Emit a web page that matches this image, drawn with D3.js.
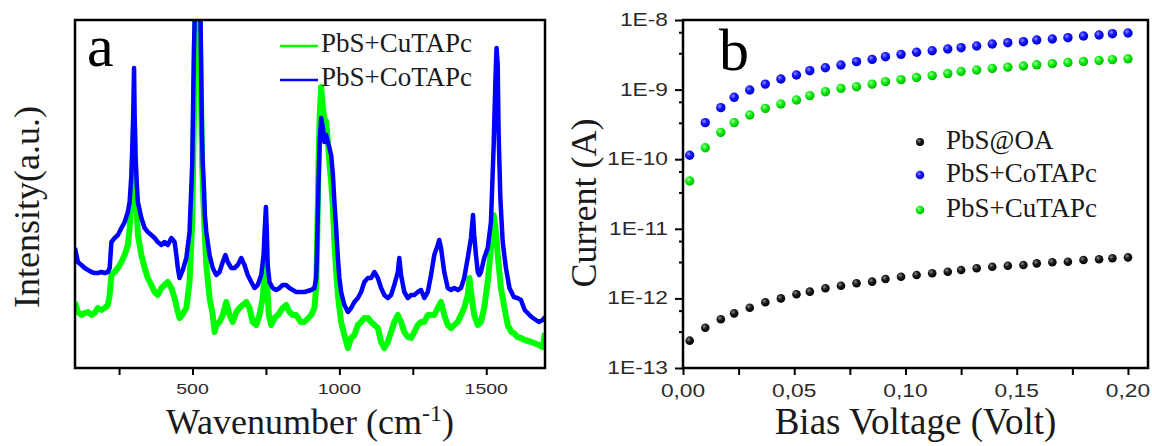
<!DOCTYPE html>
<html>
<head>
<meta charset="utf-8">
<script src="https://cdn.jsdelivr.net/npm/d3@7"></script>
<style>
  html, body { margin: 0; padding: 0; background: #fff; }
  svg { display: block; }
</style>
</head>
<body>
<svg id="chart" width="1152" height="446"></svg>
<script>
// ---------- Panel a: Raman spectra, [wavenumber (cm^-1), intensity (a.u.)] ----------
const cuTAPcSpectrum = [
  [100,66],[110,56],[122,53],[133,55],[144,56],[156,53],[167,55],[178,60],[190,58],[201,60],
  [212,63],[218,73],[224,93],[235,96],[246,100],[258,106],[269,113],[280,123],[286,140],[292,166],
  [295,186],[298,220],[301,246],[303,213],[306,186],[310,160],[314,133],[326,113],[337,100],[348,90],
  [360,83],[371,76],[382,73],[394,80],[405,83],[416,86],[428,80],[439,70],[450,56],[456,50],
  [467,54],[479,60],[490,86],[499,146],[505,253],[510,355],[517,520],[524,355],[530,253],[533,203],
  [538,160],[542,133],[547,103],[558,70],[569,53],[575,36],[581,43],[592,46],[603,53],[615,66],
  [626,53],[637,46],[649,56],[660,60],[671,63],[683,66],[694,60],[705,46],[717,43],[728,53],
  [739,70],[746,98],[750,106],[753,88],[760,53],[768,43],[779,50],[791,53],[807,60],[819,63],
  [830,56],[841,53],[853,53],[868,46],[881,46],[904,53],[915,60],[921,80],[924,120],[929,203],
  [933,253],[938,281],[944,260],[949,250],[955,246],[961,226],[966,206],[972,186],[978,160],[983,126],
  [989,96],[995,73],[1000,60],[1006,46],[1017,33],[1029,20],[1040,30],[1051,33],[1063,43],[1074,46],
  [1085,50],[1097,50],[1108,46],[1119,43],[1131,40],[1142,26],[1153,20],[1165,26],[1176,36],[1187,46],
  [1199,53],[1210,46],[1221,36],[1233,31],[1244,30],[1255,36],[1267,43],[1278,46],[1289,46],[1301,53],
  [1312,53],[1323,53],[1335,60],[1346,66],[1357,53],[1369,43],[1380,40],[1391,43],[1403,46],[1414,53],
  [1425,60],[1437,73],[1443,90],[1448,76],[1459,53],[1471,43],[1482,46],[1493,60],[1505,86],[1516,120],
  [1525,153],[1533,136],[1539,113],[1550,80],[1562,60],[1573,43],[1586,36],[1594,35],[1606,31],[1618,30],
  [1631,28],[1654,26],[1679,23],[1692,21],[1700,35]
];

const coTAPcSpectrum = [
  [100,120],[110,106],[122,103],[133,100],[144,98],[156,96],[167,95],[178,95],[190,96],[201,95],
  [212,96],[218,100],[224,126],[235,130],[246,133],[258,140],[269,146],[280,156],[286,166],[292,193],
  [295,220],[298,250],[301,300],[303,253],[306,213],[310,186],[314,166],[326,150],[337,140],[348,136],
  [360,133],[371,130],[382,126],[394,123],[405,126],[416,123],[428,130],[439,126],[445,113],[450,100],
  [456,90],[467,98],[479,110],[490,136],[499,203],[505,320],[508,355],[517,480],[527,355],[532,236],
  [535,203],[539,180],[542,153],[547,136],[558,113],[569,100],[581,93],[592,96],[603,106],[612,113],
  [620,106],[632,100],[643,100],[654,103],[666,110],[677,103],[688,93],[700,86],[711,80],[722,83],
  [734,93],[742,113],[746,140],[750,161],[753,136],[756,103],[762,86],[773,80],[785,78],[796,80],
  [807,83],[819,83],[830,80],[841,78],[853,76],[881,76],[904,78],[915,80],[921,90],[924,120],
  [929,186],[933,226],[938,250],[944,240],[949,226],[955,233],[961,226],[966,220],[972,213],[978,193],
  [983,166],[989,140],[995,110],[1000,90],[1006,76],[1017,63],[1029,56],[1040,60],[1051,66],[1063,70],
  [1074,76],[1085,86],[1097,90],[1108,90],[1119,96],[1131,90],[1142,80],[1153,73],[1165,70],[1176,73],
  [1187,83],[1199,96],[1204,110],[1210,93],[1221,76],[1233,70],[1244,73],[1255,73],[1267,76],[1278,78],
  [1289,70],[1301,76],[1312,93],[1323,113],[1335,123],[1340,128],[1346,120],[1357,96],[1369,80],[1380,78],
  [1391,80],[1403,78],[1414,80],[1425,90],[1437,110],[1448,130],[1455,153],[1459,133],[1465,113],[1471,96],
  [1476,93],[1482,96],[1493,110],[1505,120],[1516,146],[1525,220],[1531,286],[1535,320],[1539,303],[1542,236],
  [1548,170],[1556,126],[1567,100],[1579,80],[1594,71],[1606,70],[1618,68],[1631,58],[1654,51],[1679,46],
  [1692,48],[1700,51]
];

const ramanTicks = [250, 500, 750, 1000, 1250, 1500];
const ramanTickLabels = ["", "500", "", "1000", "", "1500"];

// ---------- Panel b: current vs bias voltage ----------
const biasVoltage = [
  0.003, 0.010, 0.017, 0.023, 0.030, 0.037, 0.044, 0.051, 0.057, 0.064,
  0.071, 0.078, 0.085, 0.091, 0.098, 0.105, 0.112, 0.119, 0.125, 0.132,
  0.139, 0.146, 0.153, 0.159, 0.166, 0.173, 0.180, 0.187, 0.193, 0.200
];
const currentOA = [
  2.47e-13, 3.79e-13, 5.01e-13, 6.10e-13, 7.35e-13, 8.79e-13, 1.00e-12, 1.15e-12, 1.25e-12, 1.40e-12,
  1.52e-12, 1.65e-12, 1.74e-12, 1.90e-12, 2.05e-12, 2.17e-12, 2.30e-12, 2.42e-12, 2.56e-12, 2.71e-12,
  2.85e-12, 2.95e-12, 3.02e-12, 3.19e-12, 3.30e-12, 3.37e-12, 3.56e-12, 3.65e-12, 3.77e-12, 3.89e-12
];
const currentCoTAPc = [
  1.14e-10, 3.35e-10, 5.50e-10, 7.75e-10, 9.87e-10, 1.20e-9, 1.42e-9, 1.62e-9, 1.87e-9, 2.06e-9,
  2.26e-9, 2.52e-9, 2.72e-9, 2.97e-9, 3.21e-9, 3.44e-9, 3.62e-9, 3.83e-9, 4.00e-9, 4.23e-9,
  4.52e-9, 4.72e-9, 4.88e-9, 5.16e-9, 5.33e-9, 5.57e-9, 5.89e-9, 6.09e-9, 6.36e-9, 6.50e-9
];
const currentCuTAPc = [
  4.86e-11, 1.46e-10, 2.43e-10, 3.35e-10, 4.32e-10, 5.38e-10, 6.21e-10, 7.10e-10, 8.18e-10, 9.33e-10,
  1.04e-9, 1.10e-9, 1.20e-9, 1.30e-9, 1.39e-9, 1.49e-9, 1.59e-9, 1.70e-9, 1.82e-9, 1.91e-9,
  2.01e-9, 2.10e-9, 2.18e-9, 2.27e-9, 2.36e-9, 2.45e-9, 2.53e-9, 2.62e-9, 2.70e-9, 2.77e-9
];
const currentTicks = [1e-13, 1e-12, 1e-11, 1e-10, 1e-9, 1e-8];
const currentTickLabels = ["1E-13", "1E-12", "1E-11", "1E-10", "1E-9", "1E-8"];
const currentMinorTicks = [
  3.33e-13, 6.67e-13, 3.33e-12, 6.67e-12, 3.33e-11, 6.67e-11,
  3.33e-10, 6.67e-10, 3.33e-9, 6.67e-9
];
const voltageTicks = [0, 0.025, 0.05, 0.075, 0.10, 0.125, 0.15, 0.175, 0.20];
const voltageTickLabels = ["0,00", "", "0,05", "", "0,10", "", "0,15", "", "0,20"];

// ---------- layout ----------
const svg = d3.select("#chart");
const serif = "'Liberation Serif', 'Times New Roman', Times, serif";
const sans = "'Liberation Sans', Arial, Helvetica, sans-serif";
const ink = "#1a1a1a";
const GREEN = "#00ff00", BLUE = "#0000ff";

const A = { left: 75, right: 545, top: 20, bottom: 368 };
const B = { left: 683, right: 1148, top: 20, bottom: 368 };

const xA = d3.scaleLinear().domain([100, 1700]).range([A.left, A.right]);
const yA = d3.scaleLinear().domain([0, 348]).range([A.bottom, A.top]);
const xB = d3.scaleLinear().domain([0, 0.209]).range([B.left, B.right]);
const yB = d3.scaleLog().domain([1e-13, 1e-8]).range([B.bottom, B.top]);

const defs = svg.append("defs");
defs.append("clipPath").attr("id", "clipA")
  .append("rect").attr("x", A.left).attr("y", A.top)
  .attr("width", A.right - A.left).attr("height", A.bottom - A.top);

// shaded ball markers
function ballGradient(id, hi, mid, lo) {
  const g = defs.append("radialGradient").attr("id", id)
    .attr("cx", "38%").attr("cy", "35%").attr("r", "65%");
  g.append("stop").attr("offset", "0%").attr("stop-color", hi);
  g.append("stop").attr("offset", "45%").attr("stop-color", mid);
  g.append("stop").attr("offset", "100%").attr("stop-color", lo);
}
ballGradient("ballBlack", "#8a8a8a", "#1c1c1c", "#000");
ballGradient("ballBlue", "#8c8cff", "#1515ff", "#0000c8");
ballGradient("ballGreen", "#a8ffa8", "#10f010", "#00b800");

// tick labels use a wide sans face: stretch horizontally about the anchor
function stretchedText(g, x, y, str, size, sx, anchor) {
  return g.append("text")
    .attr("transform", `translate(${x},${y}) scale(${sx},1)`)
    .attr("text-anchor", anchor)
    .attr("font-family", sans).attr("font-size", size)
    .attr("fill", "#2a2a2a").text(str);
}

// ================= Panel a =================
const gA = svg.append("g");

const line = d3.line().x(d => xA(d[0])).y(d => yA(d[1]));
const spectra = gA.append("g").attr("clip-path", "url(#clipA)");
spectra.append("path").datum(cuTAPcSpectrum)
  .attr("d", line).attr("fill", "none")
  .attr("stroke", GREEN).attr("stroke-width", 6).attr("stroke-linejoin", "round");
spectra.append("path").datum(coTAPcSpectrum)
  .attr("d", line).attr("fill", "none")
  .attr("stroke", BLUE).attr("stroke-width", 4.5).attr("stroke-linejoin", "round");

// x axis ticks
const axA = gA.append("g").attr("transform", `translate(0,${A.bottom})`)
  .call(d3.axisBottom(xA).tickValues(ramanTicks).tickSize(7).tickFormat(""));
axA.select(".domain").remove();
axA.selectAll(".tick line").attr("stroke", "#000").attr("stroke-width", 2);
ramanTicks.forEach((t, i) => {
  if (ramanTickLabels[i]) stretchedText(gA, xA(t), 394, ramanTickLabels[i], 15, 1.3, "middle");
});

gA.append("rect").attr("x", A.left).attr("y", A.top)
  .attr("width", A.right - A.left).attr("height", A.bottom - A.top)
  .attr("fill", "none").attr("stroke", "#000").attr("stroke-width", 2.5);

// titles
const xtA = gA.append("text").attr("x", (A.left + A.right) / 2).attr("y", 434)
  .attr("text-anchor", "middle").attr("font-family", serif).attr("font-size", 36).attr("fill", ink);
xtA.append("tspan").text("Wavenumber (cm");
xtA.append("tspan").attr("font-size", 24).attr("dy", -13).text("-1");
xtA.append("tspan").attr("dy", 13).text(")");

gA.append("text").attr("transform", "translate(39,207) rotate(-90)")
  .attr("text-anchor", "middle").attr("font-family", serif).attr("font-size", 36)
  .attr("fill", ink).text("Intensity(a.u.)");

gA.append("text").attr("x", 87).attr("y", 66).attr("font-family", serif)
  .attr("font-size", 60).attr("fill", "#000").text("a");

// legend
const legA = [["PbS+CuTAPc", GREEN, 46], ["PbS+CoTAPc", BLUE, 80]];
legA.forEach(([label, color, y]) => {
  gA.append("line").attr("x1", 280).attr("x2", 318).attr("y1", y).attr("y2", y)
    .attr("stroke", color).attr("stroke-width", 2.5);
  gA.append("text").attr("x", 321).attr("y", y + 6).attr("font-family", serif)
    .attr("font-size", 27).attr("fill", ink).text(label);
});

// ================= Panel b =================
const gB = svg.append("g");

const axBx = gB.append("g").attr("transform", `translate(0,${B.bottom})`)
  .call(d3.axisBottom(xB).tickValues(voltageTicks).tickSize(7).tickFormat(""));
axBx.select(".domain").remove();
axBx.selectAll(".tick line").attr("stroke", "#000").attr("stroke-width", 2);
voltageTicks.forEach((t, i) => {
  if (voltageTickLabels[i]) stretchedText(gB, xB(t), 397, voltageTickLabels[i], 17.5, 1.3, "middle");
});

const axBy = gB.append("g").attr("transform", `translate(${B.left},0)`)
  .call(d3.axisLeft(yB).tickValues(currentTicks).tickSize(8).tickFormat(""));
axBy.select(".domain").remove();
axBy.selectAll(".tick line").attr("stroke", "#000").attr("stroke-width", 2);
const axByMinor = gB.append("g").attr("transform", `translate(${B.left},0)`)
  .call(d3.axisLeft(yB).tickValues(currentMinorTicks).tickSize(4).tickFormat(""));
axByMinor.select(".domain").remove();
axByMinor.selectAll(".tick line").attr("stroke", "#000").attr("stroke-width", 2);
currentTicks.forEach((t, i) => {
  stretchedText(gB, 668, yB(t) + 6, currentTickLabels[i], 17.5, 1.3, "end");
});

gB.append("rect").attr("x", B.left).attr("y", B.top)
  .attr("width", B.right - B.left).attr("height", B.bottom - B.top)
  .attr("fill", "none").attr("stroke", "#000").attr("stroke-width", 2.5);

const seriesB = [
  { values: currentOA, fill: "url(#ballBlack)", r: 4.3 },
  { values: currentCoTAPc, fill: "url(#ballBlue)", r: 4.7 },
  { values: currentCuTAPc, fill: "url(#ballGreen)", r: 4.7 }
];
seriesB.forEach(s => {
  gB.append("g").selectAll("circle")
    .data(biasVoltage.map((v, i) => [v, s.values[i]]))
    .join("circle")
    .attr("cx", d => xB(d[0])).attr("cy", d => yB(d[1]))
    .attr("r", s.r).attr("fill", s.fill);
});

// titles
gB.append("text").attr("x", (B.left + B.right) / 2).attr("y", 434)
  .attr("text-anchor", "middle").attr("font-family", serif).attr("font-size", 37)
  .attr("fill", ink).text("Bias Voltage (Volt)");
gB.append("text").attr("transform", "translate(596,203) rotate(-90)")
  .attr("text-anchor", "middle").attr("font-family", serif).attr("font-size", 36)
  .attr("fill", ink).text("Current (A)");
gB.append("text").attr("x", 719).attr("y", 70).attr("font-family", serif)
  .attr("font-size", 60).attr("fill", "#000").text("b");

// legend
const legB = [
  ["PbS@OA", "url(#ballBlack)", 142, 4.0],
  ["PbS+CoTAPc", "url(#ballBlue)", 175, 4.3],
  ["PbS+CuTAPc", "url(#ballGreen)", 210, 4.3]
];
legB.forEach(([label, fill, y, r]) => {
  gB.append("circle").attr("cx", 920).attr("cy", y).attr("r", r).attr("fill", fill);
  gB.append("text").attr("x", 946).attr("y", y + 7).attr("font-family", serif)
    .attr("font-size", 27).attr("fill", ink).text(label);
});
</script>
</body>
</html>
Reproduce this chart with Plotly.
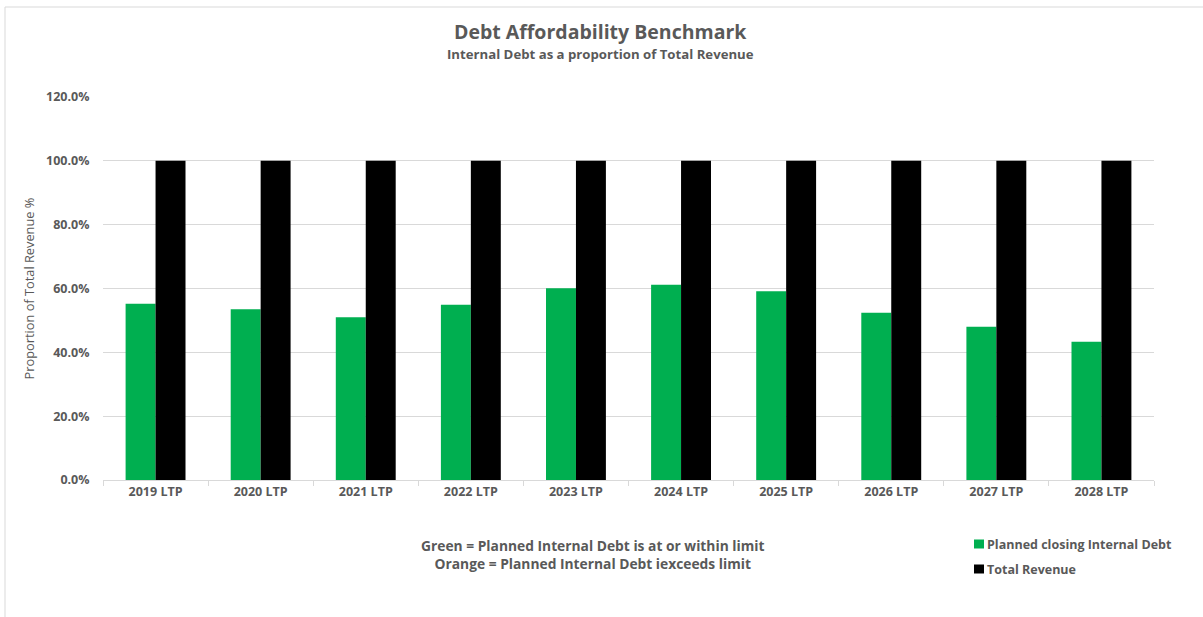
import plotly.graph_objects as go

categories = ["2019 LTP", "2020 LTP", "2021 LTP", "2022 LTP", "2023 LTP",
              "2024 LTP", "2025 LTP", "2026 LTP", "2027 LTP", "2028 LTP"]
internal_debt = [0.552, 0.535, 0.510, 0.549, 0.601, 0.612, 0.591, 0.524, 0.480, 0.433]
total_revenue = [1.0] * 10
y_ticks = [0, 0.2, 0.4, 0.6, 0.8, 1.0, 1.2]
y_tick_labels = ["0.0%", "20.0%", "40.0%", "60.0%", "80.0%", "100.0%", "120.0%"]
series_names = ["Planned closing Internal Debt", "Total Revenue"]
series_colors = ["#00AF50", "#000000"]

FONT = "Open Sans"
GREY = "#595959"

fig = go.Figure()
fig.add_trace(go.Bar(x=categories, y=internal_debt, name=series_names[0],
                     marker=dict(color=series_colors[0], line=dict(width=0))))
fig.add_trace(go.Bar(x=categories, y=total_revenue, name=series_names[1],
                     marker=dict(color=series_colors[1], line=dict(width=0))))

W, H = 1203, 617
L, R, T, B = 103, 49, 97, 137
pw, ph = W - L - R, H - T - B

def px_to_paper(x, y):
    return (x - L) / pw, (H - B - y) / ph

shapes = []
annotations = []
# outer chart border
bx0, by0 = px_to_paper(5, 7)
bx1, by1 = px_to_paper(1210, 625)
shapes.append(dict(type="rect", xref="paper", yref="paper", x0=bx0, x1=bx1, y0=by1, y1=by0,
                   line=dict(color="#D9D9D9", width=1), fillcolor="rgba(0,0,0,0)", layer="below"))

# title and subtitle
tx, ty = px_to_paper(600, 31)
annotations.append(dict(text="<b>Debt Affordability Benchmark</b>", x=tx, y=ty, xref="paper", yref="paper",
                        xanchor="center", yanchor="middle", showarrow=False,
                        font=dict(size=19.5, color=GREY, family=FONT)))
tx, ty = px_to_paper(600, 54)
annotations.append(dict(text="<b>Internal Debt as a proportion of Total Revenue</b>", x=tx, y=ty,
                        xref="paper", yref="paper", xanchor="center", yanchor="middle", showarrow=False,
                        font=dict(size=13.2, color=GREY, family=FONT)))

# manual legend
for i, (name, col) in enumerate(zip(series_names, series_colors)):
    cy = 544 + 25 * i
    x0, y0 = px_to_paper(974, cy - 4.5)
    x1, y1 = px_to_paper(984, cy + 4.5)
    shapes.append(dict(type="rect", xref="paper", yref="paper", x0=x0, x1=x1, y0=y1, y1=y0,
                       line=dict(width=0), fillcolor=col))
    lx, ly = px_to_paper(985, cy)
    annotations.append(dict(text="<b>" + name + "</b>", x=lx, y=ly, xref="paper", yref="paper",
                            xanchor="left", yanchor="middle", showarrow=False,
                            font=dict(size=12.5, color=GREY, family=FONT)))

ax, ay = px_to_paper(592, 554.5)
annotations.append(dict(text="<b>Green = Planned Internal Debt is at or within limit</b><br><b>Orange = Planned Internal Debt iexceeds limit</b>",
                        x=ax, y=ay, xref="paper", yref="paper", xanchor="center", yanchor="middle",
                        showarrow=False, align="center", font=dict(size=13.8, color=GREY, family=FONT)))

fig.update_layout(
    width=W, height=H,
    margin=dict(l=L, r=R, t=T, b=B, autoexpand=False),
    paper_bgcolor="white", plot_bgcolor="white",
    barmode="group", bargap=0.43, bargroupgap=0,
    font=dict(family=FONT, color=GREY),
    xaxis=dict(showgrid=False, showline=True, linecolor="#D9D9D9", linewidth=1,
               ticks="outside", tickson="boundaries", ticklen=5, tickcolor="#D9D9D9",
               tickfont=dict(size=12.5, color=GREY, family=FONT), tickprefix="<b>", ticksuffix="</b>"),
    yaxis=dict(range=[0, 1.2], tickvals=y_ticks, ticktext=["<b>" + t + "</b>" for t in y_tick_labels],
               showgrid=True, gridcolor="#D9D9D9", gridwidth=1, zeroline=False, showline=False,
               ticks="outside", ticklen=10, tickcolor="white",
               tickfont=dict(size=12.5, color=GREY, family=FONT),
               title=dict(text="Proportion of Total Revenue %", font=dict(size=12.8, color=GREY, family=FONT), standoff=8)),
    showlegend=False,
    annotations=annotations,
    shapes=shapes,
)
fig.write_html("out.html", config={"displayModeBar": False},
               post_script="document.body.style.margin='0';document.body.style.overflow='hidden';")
==*==
**DIRECTION:** Take the material above and output only the lines from the one that contains "Reproduce this chart with Plotly." through the one that contains "import plotly.graph_objects as go", ends included and images left out.

**SOLUTION FOR THIS PROBLEM:**
Reproduce this chart with Plotly.
import plotly.graph_objects as go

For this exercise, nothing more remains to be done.